#### Dataset extract ####

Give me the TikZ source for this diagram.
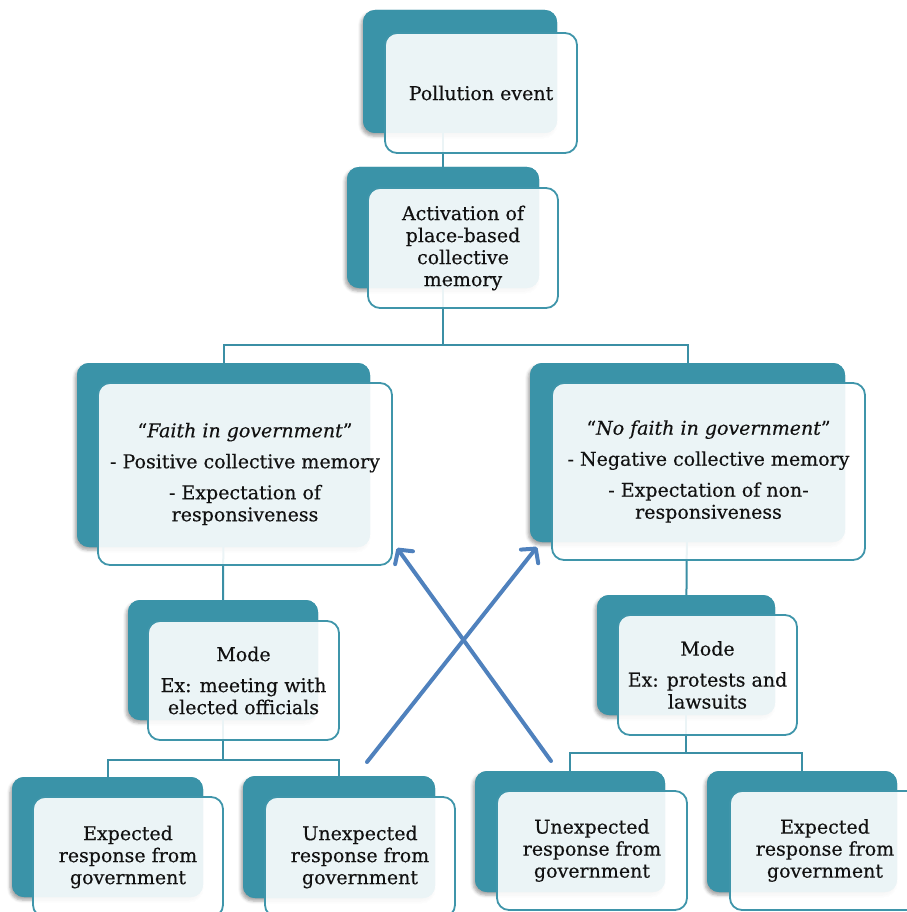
\documentclass[tikz,border=0pt]{standalone}
\usepackage{fontspec}
\setmainfont{DejaVu Serif}[FakeBold=0.35]
\usetikzlibrary{arrows.meta,shadows.blur}
\definecolor{cardteal}{HTML}{3A93A8}
\definecolor{cardedge}{HTML}{3F95AA}
\definecolor{linkteal}{HTML}{3B8FA5}
\definecolor{arrowblue}{HTML}{4F81BD}
\definecolor{ink}{HTML}{111111}
\begin{document}
\begin{tikzpicture}[x=1pt,y=-1pt,
  back/.style={rectangle, rounded corners=12pt, fill=cardteal, draw=none,
    inner sep=0pt, outer sep=0pt,
    blur shadow={shadow xshift=-2pt, shadow yshift=-3pt,
      shadow blur radius=3pt, shadow opacity=35}},
  front/.style={rectangle, rounded corners=12pt, draw=cardedge, line width=1.8pt,
    fill=white, fill opacity=0.9, text opacity=1, text=ink, align=center,
    inner sep=0pt, outer sep=0pt, font=\fontsize{19}{22}\selectfont},
  conn/.style={draw=linkteal, line width=2pt},
  cross/.style={draw=arrowblue, line width=4pt, line cap=round,
    -{Straight Barb[length=10pt, width=22pt, round]}}
]
\useasboundingbox (0,0) rectangle (906,912);

% back cards (with their shadows)
\node[back, minimum width=194pt, minimum height=123pt] (b1) at (460,71.5) {};
\node[back, minimum width=192pt, minimum height=121pt] (b2) at (443,227.5) {};
\node[back, minimum width=293pt, minimum height=184pt] (b3) at (223.5,455) {};
\node[back, minimum width=315pt, minimum height=179pt] (b4) at (687.5,452.5) {};
\node[back, minimum width=190pt, minimum height=120pt] (b5) at (223,660) {};
\node[back, minimum width=178pt, minimum height=120pt] (b6) at (686,655) {};
\node[back, minimum width=191pt, minimum height=120pt] (b7) at (107.5,837) {};
\node[back, minimum width=192pt, minimum height=122pt] (b8) at (339,837) {};
\node[back, minimum width=190pt, minimum height=121pt] (b9) at (570,831.5) {};
\node[back, minimum width=190pt, minimum height=121pt] (b10) at (802,831.5) {};

% tree connectors
\coordinate (busA) at (0,345);
\coordinate (busB) at (0,760);
\coordinate (busC) at (0,753);
\draw[conn] (b2.center) -- (b2.center |- b1.center);
\draw[conn] (b2.center) -- (b2.center |- busA) -| (b3.center);
\draw[conn] (b2.center |- busA) -| (b4.center);
\draw[conn] (b3.center) -- (b5.center);
\draw[conn] (b4.center) -- (b6.center);
\draw[conn] (b5.center) -- (b5.center |- busB) -| (b7.center);
\draw[conn] (b5.center |- busB) -| (b8.center);
\draw[conn] (b6.center) -- (b6.center |- busC) -| (b9.center);
\draw[conn] (b6.center |- busC) -| (b10.center);

% repaint the back cards above the connectors
\foreach \n/\x/\y/\w/\h in {b1/460/71.5/194/123, b2/443/227.5/192/121,
  b3/223.5/455/293/184, b4/687.5/452.5/315/179, b5/223/660/190/120,
  b6/686/655/178/120, b7/107.5/837/191/120, b8/339/837/192/122,
  b9/570/831.5/190/121, b10/802/831.5/190/121}
  \path[fill=cardteal, rounded corners=12pt]
    (\x-\w/2,\y-\h/2) rectangle (\x+\w/2,\y+\h/2);

% front cards with text
\node[front, minimum width=192pt, minimum height=120pt] (f1) at (481,93)
  {Pollution event};
\node[front, minimum width=190pt, minimum height=120pt] (f2) at (463,248)
  {Activation of\\place-based\\collective\\memory};
\node[front, minimum width=294pt, minimum height=182pt] (f3) at (245,474)
  {“\textit{Faith in government}”\\[9pt]- Positive collective memory\\[9pt]- Expectation of\\responsiveness};
\node[front, minimum width=313pt, minimum height=177pt] (f4) at (708.5,471.5)
  {“\textit{No faith in government}”\\[9pt]- Negative collective memory\\[9pt]- Expectation of non-\\responsiveness};
\node[front, minimum width=191pt, minimum height=119pt] (f5) at (243.5,680.5)
  {Mode\\[9pt]Ex: meeting with\\elected officials};
\node[front, minimum width=179pt, minimum height=120pt] (f6) at (707.5,675)
  {Mode\\[9pt]Ex: protests and\\lawsuits};
\node[front, minimum width=190pt, minimum height=120pt] (f7) at (128,857)
  {Expected\\response from\\government};
\node[front, minimum width=190pt, minimum height=120pt] (f8) at (360,857)
  {Unexpected\\response from\\government};
\node[front, minimum width=190pt, minimum height=119pt] (f9) at (592,850.5)
  {Unexpected\\response from\\government};
\node[front, minimum width=190pt, minimum height=119pt] (f10) at (825,850.5)
  {Expected\\response from\\government};

% crossing arrows
\coordinate (x1s) at (367,762);
\coordinate (x1e) at (537,547);
\coordinate (x2s) at (551,761);
\coordinate (x2e) at (397,548);
\draw[cross] (x1s) -- (x1e);
\draw[cross] (x2s) -- (x2e);
\end{tikzpicture}
\end{document}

####

§ Exercise
Return the full material word for word. Do not include the pictures.

§ Answer to the problem
Give me the TikZ source for this diagram.
\documentclass[tikz,border=0pt]{standalone}
\usepackage{fontspec}
\setmainfont{DejaVu Serif}[FakeBold=0.35]
\usetikzlibrary{arrows.meta,shadows.blur}
\definecolor{cardteal}{HTML}{3A93A8}
\definecolor{cardedge}{HTML}{3F95AA}
\definecolor{linkteal}{HTML}{3B8FA5}
\definecolor{arrowblue}{HTML}{4F81BD}
\definecolor{ink}{HTML}{111111}
\begin{document}
\begin{tikzpicture}[x=1pt,y=-1pt,
  back/.style={rectangle, rounded corners=12pt, fill=cardteal, draw=none,
    inner sep=0pt, outer sep=0pt,
    blur shadow={shadow xshift=-2pt, shadow yshift=-3pt,
      shadow blur radius=3pt, shadow opacity=35}},
  front/.style={rectangle, rounded corners=12pt, draw=cardedge, line width=1.8pt,
    fill=white, fill opacity=0.9, text opacity=1, text=ink, align=center,
    inner sep=0pt, outer sep=0pt, font=\fontsize{19}{22}\selectfont},
  conn/.style={draw=linkteal, line width=2pt},
  cross/.style={draw=arrowblue, line width=4pt, line cap=round,
    -{Straight Barb[length=10pt, width=22pt, round]}}
]
\useasboundingbox (0,0) rectangle (906,912);

% back cards (with their shadows)
\node[back, minimum width=194pt, minimum height=123pt] (b1) at (460,71.5) {};
\node[back, minimum width=192pt, minimum height=121pt] (b2) at (443,227.5) {};
\node[back, minimum width=293pt, minimum height=184pt] (b3) at (223.5,455) {};
\node[back, minimum width=315pt, minimum height=179pt] (b4) at (687.5,452.5) {};
\node[back, minimum width=190pt, minimum height=120pt] (b5) at (223,660) {};
\node[back, minimum width=178pt, minimum height=120pt] (b6) at (686,655) {};
\node[back, minimum width=191pt, minimum height=120pt] (b7) at (107.5,837) {};
\node[back, minimum width=192pt, minimum height=122pt] (b8) at (339,837) {};
\node[back, minimum width=190pt, minimum height=121pt] (b9) at (570,831.5) {};
\node[back, minimum width=190pt, minimum height=121pt] (b10) at (802,831.5) {};

% tree connectors
\coordinate (busA) at (0,345);
\coordinate (busB) at (0,760);
\coordinate (busC) at (0,753);
\draw[conn] (b2.center) -- (b2.center |- b1.center);
\draw[conn] (b2.center) -- (b2.center |- busA) -| (b3.center);
\draw[conn] (b2.center |- busA) -| (b4.center);
\draw[conn] (b3.center) -- (b5.center);
\draw[conn] (b4.center) -- (b6.center);
\draw[conn] (b5.center) -- (b5.center |- busB) -| (b7.center);
\draw[conn] (b5.center |- busB) -| (b8.center);
\draw[conn] (b6.center) -- (b6.center |- busC) -| (b9.center);
\draw[conn] (b6.center |- busC) -| (b10.center);

% repaint the back cards above the connectors
\foreach \n/\x/\y/\w/\h in {b1/460/71.5/194/123, b2/443/227.5/192/121,
  b3/223.5/455/293/184, b4/687.5/452.5/315/179, b5/223/660/190/120,
  b6/686/655/178/120, b7/107.5/837/191/120, b8/339/837/192/122,
  b9/570/831.5/190/121, b10/802/831.5/190/121}
  \path[fill=cardteal, rounded corners=12pt]
    (\x-\w/2,\y-\h/2) rectangle (\x+\w/2,\y+\h/2);

% front cards with text
\node[front, minimum width=192pt, minimum height=120pt] (f1) at (481,93)
  {Pollution event};
\node[front, minimum width=190pt, minimum height=120pt] (f2) at (463,248)
  {Activation of\\place-based\\collective\\memory};
\node[front, minimum width=294pt, minimum height=182pt] (f3) at (245,474)
  {“\textit{Faith in government}”\\[9pt]- Positive collective memory\\[9pt]- Expectation of\\responsiveness};
\node[front, minimum width=313pt, minimum height=177pt] (f4) at (708.5,471.5)
  {“\textit{No faith in government}”\\[9pt]- Negative collective memory\\[9pt]- Expectation of non-\\responsiveness};
\node[front, minimum width=191pt, minimum height=119pt] (f5) at (243.5,680.5)
  {Mode\\[9pt]Ex: meeting with\\elected officials};
\node[front, minimum width=179pt, minimum height=120pt] (f6) at (707.5,675)
  {Mode\\[9pt]Ex: protests and\\lawsuits};
\node[front, minimum width=190pt, minimum height=120pt] (f7) at (128,857)
  {Expected\\response from\\government};
\node[front, minimum width=190pt, minimum height=120pt] (f8) at (360,857)
  {Unexpected\\response from\\government};
\node[front, minimum width=190pt, minimum height=119pt] (f9) at (592,850.5)
  {Unexpected\\response from\\government};
\node[front, minimum width=190pt, minimum height=119pt] (f10) at (825,850.5)
  {Expected\\response from\\government};

% crossing arrows
\coordinate (x1s) at (367,762);
\coordinate (x1e) at (537,547);
\coordinate (x2s) at (551,761);
\coordinate (x2e) at (397,548);
\draw[cross] (x1s) -- (x1e);
\draw[cross] (x2s) -- (x2e);
\end{tikzpicture}
\end{document}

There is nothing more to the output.